A Biarritz, les organisateurs du festival ont voulu restreindre l'accès à la séance aux seuls professionnels.
Le documentaire de François Margolin et Lemine Ould Salem est menacé d'une interdiction aux moins de 18 ans avant sa sortie en salles le 27 janvier.
L'atmosphère habituellement feutrée du Festival international de programmes audiovisuels (Fipa) s'est brièvement et brutalement tendue dans la soirée du jeudi 21 janvier 2016. En cause, la décision de la direction du festival de restreindre la projection de Salafistes, le film réalisé par François Margolin et Lemine Ould Salem, aux seuls accrédités (professionnels de l'audiovisuel et journalistes) et plus au public.
« Nous avons reçu des informations contradictoires concernant l'éventuelle interdiction du film ou tout au moins son interdiction aux moins de 18 ans. Ce film contient des images violentes et, même si le festival estime que le parti pris radical des réalisateurs se doit d'être montré, il est de la responsabilité juridique du festival d'avoir une discussion sur les images qui posent problème », plaide François Sauvagnargues, le délégué général du Fipa.
Problème : cette discussion doit-elle empêcher le public de voir ce documentaire alors qu'il ne fait l'objet d'aucune interdiction à ce jour ? Sans compter qu'il est assez étrange de voir la direction d'un festival ne pas assumer sa sélection jusqu'au bout. La décision est, en tout cas, restée à juste titre en travers de la gorge du réalisateur, François Margolin, et d'une poignée de spectateurs qui ont refusé de quitter la salle et commencé à crier à la censure.
Vers une interdiction aux moins de 18 ans ?
Après une demi-heure de débat incertain entre les organisateurs du Fipa et le réalisateur, le film a finalement été projeté devant les spectateurs encore présents dans la salle. François Margolin est alors brièvement intervenu pour expliquer que ce film avait été « très compliqué à faire » et que son coréalisateur et lui-même avaient « pris des risques considérables ». « Je ne dis pas cela pour me vanter mais vu les accusations portées contre nous ces temps-ci, je préfère le dire. » Le réalisateur de Salafistes a également tenu à démentir « les rumeurs » : « Le film n'est ni censuré, ni interdit et il n'y a aucun problème juridique le concernant. Des discussions sont actuellement en cours avec le CNC (Centre national du cinéma) et le ministère de la Culture, et je pense que les choses vont s'arranger. »

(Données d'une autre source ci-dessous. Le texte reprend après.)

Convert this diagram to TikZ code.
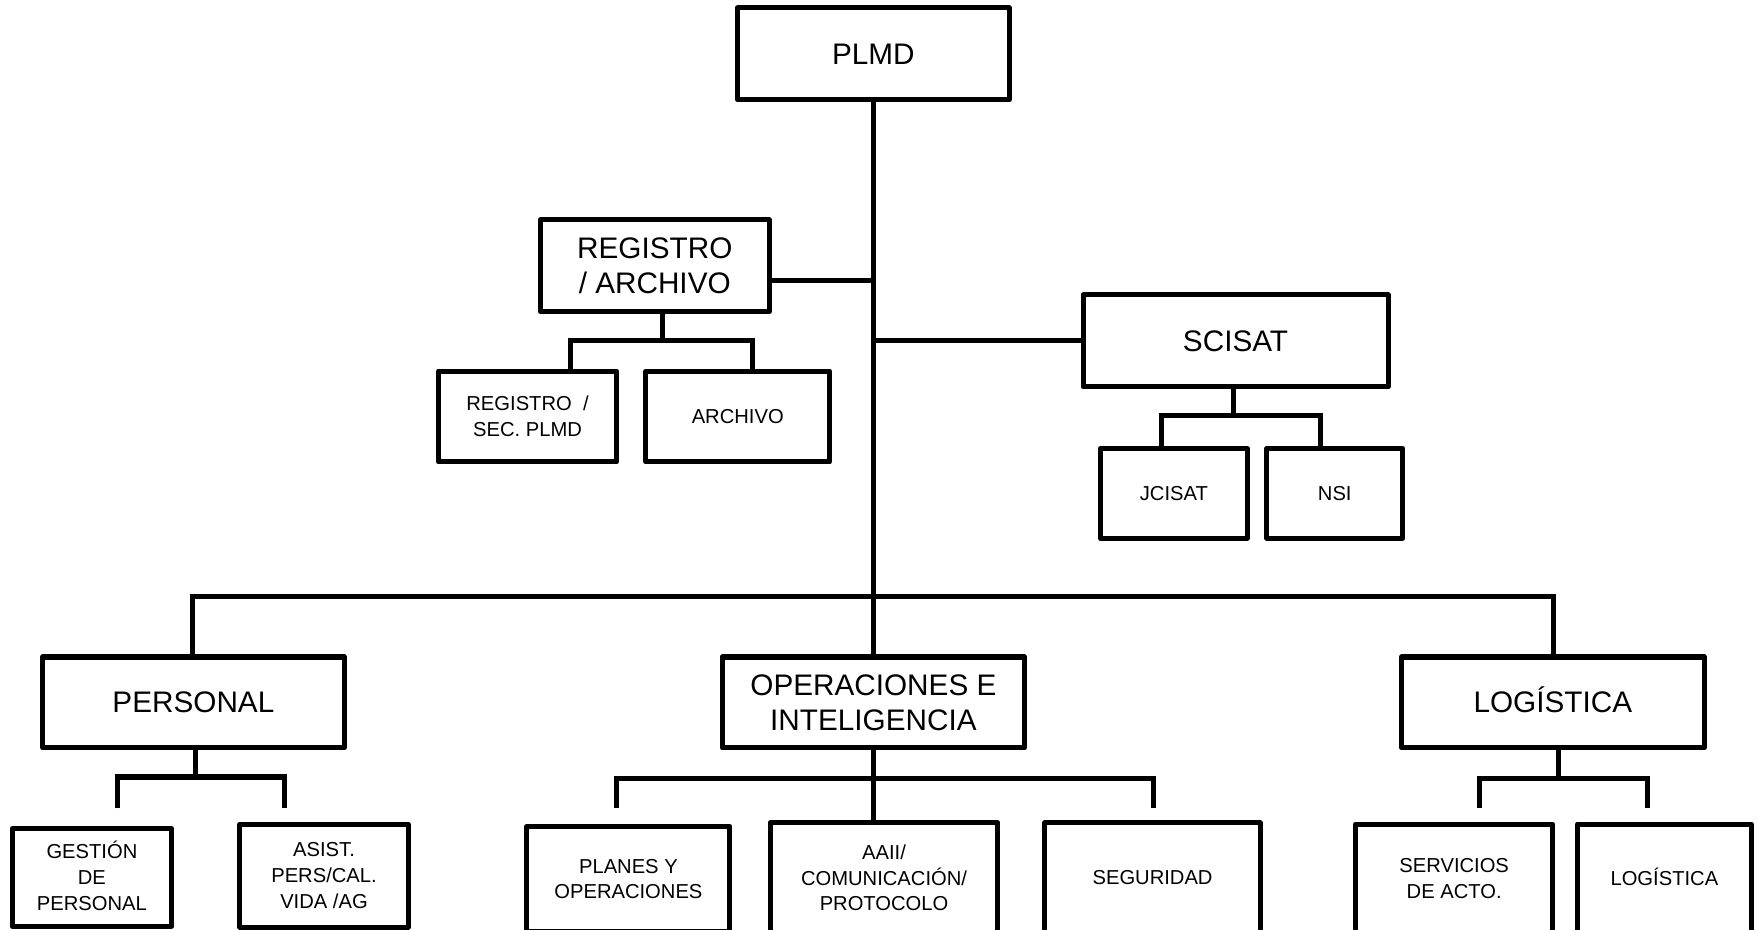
\documentclass[tikz,border=0pt]{standalone}
\usepackage{fontspec}
\setmainfont{Liberation Sans}
\begin{document}
\begin{tikzpicture}[x=1pt, y=-1pt,
    unit/.style = {draw, line width=4.5pt, line join=round, align=center, inner sep=0pt, font=\fontsize{26.5}{31}\selectfont},
    sub/.style = {unit, font=\fontsize{18}{23}\selectfont},
    link/.style = {line width=4.5pt}]
                \clip (0,0) rectangle (1568,829);

                \node[unit, minimum width=242pt, minimum height=82pt] (plmd) at (779,48) {PLMD};
                \node[unit, minimum width=204pt, minimum height=82pt] (regarch) at (584,237) {REGISTRO\\/ ARCHIVO};
                \node[unit, minimum width=272pt, minimum height=82pt] (scisat) at (1102,304) {SCISAT};
                \node[sub, minimum width=159pt, minimum height=81pt] (regsec) at (470.5,371.5) {REGISTRO~~/\\SEC. PLMD};
                \node[sub, minimum width=164pt, minimum height=81pt] (arch) at (658,371.5) {ARCHIVO};
                \node[sub, minimum width=131pt, minimum height=80pt] (jcisat) at (1047,440) {JCISAT};
                \node[sub, minimum width=121pt, minimum height=80pt] (nsi) at (1190.5,440) {NSI};

                \node[unit, minimum width=269pt, minimum height=81pt] (personal) at (172.5,626.5) {PERSONAL};
                \node[unit, minimum width=270pt, minimum height=81pt] (oper) at (779,626.5) {OPERACIONES E\\INTELIGENCIA};
                \node[unit, minimum width=270pt, minimum height=81pt] (logist) at (1385,626.5) {LOG\smash{Í}STICA};

                \node[sub, minimum width=142pt, minimum height=87pt] (gestion) at (82,782.5) {GESTI\smash{Ó}N\\DE\\PERSONAL};
                \node[sub, minimum width=150pt, minimum height=92pt] (asist) at (289,781) {ASIST.\\PERS/CAL.\\VIDA /AG};
                \node[sub, minimum width=181pt, minimum height=94pt] (planes) at (560.5,784) {PLANES Y\\OPERACIONES};
                \node[sub, minimum width=203pt, minimum height=98pt] (aaii) at (788.5,783) {AAII/\\COMUNICACIÓN/\\PROTOCOLO};
                \node[sub, minimum width=192pt, minimum height=98pt] (segur) at (1028,783) {SEGURIDAD};
                \node[sub, minimum width=176pt, minimum height=97pt] (serv) at (1297,783.5) {SERVICIOS\\DE ACTO.};
                \node[sub, minimum width=155pt, minimum height=97pt] (logsub) at (1484.5,783.5) {LOG\smash{Í}STICA};

                \coordinate (r1) at (779,250);
                \coordinate (rs) at (591,304);
                \coordinate (rsl) at (509,304);
                \coordinate (rsr) at (671,304);
                \coordinate (ss) at (1100,371);
                \coordinate (ssl) at (1036,371);
                \coordinate (ssr) at (1178,371);
                \coordinate (bl) at (172,532);
                \coordinate (br) at (1386,532);
                \coordinate (ps) at (174,693);
                \coordinate (psl) at (105,693);
                \coordinate (psr) at (254,693);
                \coordinate (pel) at (105,721);
                \coordinate (per) at (254,721);
                \coordinate (osl) at (550,694);
                \coordinate (osr) at (1029,694);
                \coordinate (oel) at (550,721);
                \coordinate (oer) at (1029,721);
                \coordinate (ls) at (1390,694);
                \coordinate (lsl) at (1320,694);
                \coordinate (lsr) at (1469,694);
                \coordinate (lel) at (1320,721);
                \coordinate (ler) at (1469,721);

                \draw[link] (plmd) -- (oper);
                \draw[link] (regarch.east |- r1) -- (r1);
                \draw[link] (plmd.south |- scisat.west) -- (scisat.west);
                \draw[link] (regarch.south -| rs) -- (rs);
                \draw[link] (regsec.north -| rsl) -- (rsl) -- (rsr) -- (arch.north -| rsr);
                \draw[link] (scisat.south -| ss) -- (ss);
                \draw[link] (jcisat.north -| ssl) -- (ssl) -- (ssr) -- (nsi.north -| ssr);
                \draw[link] (personal.north -| bl) -- (bl) -- (br) -- (logist.north -| br);
                \draw[link] (personal.south -| ps) -- (ps);
                \draw[link] (pel) -- (psl) -- (psr) -- (per);
                \draw[link] (oper.south) -- (aaii.north -| oper.south);
                \draw[link] (oel) -- (osl) -- (osr) -- (oer);
                \draw[link] (logist.south -| ls) -- (ls);
                \draw[link] (lel) -- (lsl) -- (lsr) -- (ler);
\end{tikzpicture}
\end{document}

Pas si sûr… Une nouvelle projection en salle ouverte au public est normalement prévue ce vendredi après-midi à 16h30, mais la direction de France Télévisions (France 3 cinéma est co-producteur du film) a demandé dans la matinée l'annulation de la projection publique du film. Après une valse à deux temps, la direction du festival a heureusement décidé de passer outre et de projeter le film moyennant deux aménagements: le floutage – avec l'accord des réalisateurs – d'une séquence de huit secondes où l'on voit l'exécution d'Ahmed Merabet, le policier tué devant les locaux de Charlie Hebdo, et un filtrage à l'entrée de la salle pour ne laisser accéder que les spectateurs âgés de plus de dix-huit ans.
Salafistes se retrouve au centre de cette polémique en raison du parti pris radical et risqué de ses réalisateurs. Le film donne à entendre le discours sans filtre des prêcheurs de l’islam intégriste. Une logorrhée glaçante, entrecoupée d'extraits de vidéos de propagande de Daech souvent violentes, sans commentaires, ni voix off. Depuis mardi dernier, le film est menacé d'une interdiction au moins de 18 ans assortie d'une obligation d'avertissement au public par la Commission de classification des films. La polémique ne fait sans doute que commencer.